Aim of the exercise » Scan the entries and tally the lines that include the string "script". Reply with the figure alone.
START Material to process
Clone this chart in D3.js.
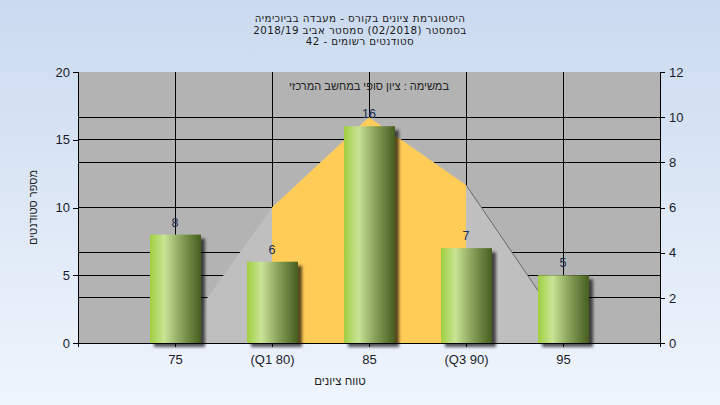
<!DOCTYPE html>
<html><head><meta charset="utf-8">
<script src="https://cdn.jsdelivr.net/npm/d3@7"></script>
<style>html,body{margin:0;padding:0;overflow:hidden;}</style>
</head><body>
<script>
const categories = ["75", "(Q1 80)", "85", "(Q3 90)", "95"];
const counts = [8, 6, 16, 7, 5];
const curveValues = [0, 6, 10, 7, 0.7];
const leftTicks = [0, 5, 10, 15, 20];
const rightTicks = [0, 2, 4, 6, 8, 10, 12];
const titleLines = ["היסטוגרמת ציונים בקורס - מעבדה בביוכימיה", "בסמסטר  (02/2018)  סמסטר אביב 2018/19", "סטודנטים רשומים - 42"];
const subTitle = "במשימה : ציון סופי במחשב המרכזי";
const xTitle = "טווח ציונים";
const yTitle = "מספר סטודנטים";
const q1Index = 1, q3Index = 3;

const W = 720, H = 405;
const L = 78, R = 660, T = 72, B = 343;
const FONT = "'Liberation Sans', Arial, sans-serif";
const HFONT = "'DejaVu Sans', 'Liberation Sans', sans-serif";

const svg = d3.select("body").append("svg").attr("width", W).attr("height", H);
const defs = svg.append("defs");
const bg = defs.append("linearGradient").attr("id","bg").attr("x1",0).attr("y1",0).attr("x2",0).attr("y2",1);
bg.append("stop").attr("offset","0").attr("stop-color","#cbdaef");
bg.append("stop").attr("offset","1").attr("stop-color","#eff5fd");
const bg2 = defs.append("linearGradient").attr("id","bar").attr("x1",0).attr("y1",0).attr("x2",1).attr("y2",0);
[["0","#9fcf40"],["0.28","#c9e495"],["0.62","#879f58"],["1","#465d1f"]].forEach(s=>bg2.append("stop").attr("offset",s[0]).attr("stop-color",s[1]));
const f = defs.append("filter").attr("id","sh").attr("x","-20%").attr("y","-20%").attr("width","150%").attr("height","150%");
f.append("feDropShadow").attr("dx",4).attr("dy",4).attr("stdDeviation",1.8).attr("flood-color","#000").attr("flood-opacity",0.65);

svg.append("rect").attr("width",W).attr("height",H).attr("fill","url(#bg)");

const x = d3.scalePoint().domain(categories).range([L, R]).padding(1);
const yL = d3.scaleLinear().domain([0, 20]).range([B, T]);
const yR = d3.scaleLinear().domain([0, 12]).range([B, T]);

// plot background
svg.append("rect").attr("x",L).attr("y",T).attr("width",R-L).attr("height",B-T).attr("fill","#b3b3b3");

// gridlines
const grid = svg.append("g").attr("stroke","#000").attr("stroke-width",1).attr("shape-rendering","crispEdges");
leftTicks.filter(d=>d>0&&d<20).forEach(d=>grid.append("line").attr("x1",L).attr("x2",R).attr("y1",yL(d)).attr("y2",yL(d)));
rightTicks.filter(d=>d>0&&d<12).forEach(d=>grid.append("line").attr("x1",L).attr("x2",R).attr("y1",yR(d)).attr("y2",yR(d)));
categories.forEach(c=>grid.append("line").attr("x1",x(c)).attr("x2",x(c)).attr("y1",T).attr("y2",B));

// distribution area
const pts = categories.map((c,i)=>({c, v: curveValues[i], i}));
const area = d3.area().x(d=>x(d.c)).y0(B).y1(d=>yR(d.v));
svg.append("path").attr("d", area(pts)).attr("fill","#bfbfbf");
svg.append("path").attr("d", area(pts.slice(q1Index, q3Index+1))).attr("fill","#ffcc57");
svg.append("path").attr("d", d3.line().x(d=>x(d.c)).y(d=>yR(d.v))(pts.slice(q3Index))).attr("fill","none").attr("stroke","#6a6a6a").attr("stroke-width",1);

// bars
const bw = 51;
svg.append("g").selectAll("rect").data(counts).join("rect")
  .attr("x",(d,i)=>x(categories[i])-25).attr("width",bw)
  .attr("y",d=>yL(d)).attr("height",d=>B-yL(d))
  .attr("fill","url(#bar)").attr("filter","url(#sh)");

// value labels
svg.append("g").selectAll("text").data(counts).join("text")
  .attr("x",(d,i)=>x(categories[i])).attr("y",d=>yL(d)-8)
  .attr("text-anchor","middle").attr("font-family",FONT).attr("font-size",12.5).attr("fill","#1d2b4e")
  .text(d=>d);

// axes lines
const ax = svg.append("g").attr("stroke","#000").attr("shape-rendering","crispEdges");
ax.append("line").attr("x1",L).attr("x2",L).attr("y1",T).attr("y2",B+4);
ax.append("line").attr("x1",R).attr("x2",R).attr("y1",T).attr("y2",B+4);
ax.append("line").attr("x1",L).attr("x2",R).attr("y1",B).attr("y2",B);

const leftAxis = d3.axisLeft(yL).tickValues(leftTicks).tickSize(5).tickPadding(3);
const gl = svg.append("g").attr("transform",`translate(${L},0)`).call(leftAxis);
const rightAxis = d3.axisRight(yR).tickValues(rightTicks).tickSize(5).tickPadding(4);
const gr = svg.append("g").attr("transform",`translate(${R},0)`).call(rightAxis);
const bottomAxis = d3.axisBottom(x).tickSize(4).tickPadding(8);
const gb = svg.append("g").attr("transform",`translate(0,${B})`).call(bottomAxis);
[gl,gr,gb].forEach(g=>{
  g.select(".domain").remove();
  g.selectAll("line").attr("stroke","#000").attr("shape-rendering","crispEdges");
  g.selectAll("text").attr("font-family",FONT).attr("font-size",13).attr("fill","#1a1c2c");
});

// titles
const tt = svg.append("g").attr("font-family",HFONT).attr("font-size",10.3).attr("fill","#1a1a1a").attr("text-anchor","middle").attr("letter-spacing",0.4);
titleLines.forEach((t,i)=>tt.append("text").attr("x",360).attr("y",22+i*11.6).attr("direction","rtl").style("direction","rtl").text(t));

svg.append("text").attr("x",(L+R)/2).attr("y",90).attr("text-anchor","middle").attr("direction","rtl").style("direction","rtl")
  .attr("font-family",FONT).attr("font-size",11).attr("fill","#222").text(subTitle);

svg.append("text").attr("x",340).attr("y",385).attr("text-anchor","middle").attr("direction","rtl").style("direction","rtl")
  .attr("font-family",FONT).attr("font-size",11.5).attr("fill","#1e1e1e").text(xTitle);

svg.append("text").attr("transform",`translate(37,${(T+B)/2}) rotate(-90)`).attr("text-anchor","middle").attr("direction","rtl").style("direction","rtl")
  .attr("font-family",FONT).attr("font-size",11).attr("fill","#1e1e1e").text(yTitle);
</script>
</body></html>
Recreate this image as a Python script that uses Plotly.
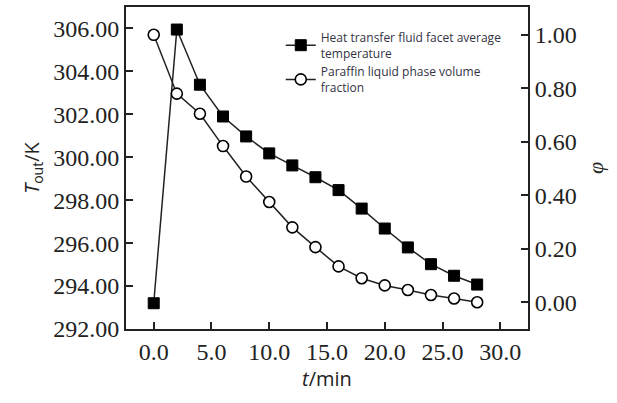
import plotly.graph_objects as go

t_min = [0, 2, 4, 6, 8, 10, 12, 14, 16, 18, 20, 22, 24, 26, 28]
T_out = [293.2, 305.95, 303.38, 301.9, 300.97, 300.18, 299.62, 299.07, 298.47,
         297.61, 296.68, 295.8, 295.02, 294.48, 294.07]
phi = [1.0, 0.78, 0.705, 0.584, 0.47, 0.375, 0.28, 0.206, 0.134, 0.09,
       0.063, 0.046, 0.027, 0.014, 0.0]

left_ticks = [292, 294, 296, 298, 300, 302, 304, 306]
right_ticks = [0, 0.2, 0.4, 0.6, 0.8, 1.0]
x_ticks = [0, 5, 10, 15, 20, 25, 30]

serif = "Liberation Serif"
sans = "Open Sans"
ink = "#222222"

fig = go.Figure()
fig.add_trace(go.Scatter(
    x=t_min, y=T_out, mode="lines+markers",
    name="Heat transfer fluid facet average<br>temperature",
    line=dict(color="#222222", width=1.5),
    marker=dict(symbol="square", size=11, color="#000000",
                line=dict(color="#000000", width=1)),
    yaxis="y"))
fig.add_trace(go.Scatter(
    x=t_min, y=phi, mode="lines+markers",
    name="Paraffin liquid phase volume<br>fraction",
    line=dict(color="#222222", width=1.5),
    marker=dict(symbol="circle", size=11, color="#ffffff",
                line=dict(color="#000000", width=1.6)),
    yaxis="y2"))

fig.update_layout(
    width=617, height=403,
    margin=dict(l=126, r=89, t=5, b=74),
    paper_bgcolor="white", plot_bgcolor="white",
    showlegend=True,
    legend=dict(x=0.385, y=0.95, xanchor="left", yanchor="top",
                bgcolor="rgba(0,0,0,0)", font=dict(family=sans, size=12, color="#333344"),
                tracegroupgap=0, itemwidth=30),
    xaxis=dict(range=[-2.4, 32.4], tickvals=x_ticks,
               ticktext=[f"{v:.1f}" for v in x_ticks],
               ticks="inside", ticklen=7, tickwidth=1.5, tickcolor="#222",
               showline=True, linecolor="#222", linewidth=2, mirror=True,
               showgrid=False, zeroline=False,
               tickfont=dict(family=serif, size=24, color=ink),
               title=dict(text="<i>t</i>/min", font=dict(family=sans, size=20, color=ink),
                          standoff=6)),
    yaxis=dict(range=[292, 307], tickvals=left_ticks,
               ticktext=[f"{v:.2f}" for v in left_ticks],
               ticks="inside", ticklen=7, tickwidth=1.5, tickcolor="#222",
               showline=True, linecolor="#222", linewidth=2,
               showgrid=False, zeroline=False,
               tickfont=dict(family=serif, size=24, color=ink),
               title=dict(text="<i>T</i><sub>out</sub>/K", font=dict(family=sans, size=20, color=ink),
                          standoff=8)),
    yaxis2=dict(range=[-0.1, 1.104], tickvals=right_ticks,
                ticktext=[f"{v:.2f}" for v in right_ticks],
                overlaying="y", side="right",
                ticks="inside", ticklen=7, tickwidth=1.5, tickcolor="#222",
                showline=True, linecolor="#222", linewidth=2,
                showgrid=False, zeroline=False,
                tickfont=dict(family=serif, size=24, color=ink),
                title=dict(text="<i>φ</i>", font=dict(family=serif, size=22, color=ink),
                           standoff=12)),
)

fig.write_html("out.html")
END Material to process
Finished answer » 4